=== Data records ===

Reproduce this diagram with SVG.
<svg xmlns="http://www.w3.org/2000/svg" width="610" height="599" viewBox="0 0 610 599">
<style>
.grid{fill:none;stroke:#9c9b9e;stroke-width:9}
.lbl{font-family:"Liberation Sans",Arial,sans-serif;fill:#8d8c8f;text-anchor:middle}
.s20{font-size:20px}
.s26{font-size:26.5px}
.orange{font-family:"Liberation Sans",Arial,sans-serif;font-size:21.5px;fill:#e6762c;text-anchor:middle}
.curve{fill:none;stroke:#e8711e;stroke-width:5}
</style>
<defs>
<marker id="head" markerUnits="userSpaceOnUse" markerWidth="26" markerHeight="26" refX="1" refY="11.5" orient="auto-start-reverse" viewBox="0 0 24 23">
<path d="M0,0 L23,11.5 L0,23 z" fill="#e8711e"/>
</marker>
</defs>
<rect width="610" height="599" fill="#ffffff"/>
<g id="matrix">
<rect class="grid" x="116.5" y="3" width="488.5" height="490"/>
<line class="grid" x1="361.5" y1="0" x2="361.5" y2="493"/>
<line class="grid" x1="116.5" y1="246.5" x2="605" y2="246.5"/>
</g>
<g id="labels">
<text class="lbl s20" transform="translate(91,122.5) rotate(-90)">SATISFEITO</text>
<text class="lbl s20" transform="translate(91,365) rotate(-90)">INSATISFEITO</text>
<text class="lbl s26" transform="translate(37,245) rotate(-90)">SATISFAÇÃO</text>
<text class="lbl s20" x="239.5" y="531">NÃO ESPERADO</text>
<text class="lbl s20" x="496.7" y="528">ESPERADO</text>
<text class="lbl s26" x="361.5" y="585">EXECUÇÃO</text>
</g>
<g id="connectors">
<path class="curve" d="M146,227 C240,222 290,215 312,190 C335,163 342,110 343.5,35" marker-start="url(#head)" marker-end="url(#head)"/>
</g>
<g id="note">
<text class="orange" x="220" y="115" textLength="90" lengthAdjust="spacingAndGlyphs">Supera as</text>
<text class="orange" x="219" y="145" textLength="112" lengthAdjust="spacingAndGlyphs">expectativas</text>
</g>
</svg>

===
=== Data records ===

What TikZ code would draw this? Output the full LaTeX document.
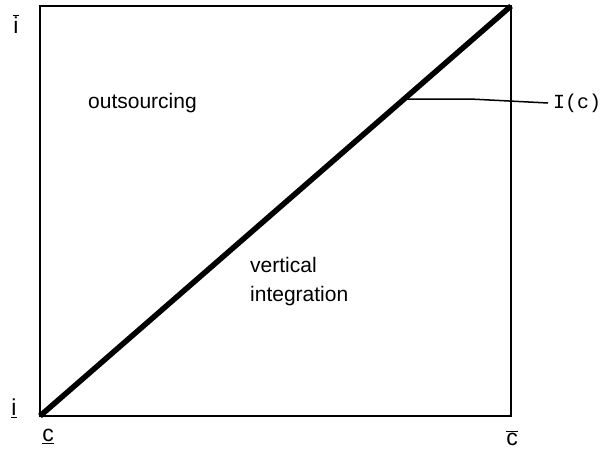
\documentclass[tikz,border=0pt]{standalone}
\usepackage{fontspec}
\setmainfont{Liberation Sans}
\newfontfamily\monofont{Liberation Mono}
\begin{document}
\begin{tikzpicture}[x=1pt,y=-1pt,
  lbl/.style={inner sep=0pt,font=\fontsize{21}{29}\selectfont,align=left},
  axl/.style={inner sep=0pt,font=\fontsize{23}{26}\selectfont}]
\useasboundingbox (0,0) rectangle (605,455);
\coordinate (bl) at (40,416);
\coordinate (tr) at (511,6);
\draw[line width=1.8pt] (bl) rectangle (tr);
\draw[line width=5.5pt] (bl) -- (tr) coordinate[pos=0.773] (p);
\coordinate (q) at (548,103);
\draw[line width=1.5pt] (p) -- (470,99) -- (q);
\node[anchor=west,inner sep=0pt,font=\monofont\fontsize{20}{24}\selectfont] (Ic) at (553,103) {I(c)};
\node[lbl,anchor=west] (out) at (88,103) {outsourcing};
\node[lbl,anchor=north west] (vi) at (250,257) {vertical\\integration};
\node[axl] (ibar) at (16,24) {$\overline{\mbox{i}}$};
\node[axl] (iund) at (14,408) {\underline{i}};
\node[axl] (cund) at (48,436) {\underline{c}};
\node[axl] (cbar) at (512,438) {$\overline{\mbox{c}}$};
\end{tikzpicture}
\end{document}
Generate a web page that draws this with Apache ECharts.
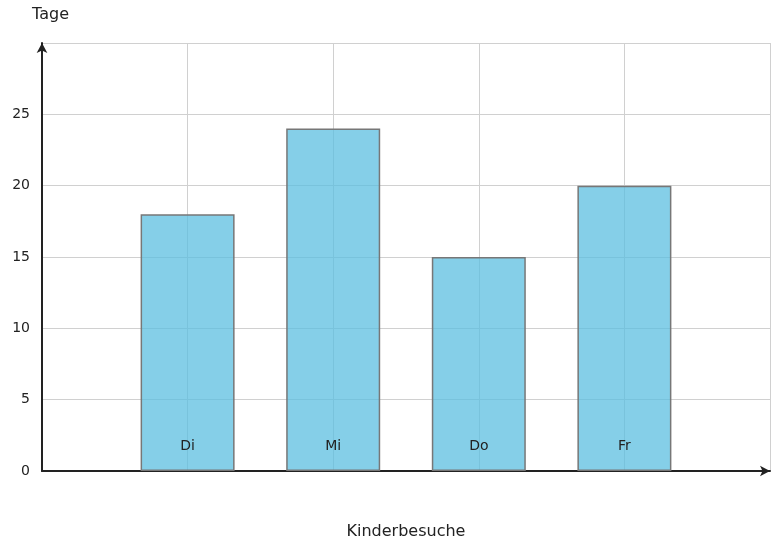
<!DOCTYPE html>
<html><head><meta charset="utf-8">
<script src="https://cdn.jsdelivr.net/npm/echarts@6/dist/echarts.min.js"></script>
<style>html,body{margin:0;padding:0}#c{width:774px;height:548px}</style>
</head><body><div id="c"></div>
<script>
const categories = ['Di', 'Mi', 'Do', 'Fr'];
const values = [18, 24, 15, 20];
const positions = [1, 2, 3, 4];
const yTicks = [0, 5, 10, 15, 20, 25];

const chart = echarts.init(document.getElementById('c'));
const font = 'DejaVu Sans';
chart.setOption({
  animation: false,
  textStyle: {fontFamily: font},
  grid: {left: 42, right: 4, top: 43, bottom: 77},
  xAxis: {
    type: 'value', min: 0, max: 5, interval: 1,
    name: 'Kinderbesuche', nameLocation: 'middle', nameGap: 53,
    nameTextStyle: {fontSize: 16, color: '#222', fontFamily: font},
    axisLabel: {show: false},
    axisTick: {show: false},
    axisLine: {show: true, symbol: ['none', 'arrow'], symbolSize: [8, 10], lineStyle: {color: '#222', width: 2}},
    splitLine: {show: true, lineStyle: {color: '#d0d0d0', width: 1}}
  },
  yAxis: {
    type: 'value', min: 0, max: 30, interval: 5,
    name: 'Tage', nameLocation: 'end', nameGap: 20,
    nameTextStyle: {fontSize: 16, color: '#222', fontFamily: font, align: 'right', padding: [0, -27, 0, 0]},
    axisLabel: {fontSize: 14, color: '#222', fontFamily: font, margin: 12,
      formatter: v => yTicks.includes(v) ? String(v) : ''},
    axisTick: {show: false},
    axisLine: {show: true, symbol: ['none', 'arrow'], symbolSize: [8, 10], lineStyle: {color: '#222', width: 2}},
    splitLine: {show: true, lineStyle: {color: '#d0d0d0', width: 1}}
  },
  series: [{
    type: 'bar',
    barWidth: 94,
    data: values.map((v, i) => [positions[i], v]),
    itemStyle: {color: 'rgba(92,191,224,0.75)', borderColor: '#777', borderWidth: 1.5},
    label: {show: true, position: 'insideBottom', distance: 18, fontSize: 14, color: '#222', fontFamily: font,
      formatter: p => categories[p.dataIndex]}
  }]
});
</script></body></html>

===
=== Data records ===

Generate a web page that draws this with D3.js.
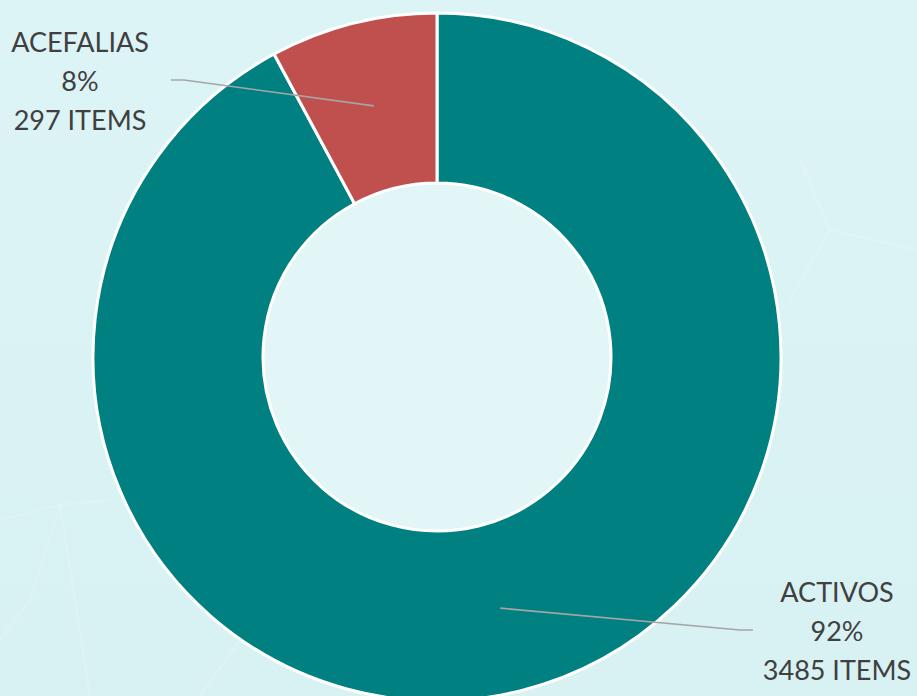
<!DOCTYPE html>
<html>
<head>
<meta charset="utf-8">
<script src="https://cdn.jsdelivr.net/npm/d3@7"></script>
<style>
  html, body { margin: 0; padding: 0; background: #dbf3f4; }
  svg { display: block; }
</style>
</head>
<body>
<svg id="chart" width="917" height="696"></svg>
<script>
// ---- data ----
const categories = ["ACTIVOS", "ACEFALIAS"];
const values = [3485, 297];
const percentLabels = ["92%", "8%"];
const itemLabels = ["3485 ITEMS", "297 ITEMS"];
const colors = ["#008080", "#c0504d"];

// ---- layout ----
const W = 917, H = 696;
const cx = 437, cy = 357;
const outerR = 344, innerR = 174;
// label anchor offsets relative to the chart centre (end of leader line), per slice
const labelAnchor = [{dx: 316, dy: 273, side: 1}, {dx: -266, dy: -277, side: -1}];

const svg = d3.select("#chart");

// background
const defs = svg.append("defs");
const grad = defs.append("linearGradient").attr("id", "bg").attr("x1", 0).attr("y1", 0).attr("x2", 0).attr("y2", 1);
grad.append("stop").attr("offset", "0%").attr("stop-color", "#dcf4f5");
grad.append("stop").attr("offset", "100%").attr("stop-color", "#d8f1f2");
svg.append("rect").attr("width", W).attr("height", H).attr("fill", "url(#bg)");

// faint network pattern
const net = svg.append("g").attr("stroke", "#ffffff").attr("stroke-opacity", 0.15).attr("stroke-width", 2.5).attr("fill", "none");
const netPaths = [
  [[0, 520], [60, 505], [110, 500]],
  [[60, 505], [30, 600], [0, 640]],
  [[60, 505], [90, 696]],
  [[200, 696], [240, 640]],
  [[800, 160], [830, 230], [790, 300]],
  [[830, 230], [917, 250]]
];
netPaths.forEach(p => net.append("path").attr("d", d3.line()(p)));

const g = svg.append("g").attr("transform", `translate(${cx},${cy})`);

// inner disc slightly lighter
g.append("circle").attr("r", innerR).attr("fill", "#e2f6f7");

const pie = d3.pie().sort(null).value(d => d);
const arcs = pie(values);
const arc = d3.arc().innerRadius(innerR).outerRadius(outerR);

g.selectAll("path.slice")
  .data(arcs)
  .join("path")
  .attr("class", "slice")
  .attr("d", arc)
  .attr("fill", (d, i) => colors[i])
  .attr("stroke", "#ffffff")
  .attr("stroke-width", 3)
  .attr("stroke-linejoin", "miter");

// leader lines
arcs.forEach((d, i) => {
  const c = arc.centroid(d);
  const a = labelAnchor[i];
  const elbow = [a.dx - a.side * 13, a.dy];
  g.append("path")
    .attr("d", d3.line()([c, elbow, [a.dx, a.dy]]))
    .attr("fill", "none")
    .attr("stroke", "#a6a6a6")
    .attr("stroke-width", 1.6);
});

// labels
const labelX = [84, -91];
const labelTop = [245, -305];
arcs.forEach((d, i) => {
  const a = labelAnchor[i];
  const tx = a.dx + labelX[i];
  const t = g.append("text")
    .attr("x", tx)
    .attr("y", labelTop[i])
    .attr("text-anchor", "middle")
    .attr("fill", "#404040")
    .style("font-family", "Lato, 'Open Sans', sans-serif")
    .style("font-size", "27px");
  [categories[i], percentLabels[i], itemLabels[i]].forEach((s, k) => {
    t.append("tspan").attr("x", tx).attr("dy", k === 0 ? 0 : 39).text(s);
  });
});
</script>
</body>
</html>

===

# Work to be completed
Print exactly the lines from the line containing "Generate a web page that draws this with Apache" through the line containing "const yTicks = [0, 5, 10, 15, 20, 25];", and omit any picture found among them.

# Answer to this task
Generate a web page that draws this with Apache ECharts.
<!DOCTYPE html>
<html><head><meta charset="utf-8">
<script src="https://cdn.jsdelivr.net/npm/echarts@6/dist/echarts.min.js"></script>
<style>html,body{margin:0;padding:0}#c{width:774px;height:548px}</style>
</head><body><div id="c"></div>
<script>
const categories = ['Di', 'Mi', 'Do', 'Fr'];
const values = [18, 24, 15, 20];
const positions = [1, 2, 3, 4];
const yTicks = [0, 5, 10, 15, 20, 25];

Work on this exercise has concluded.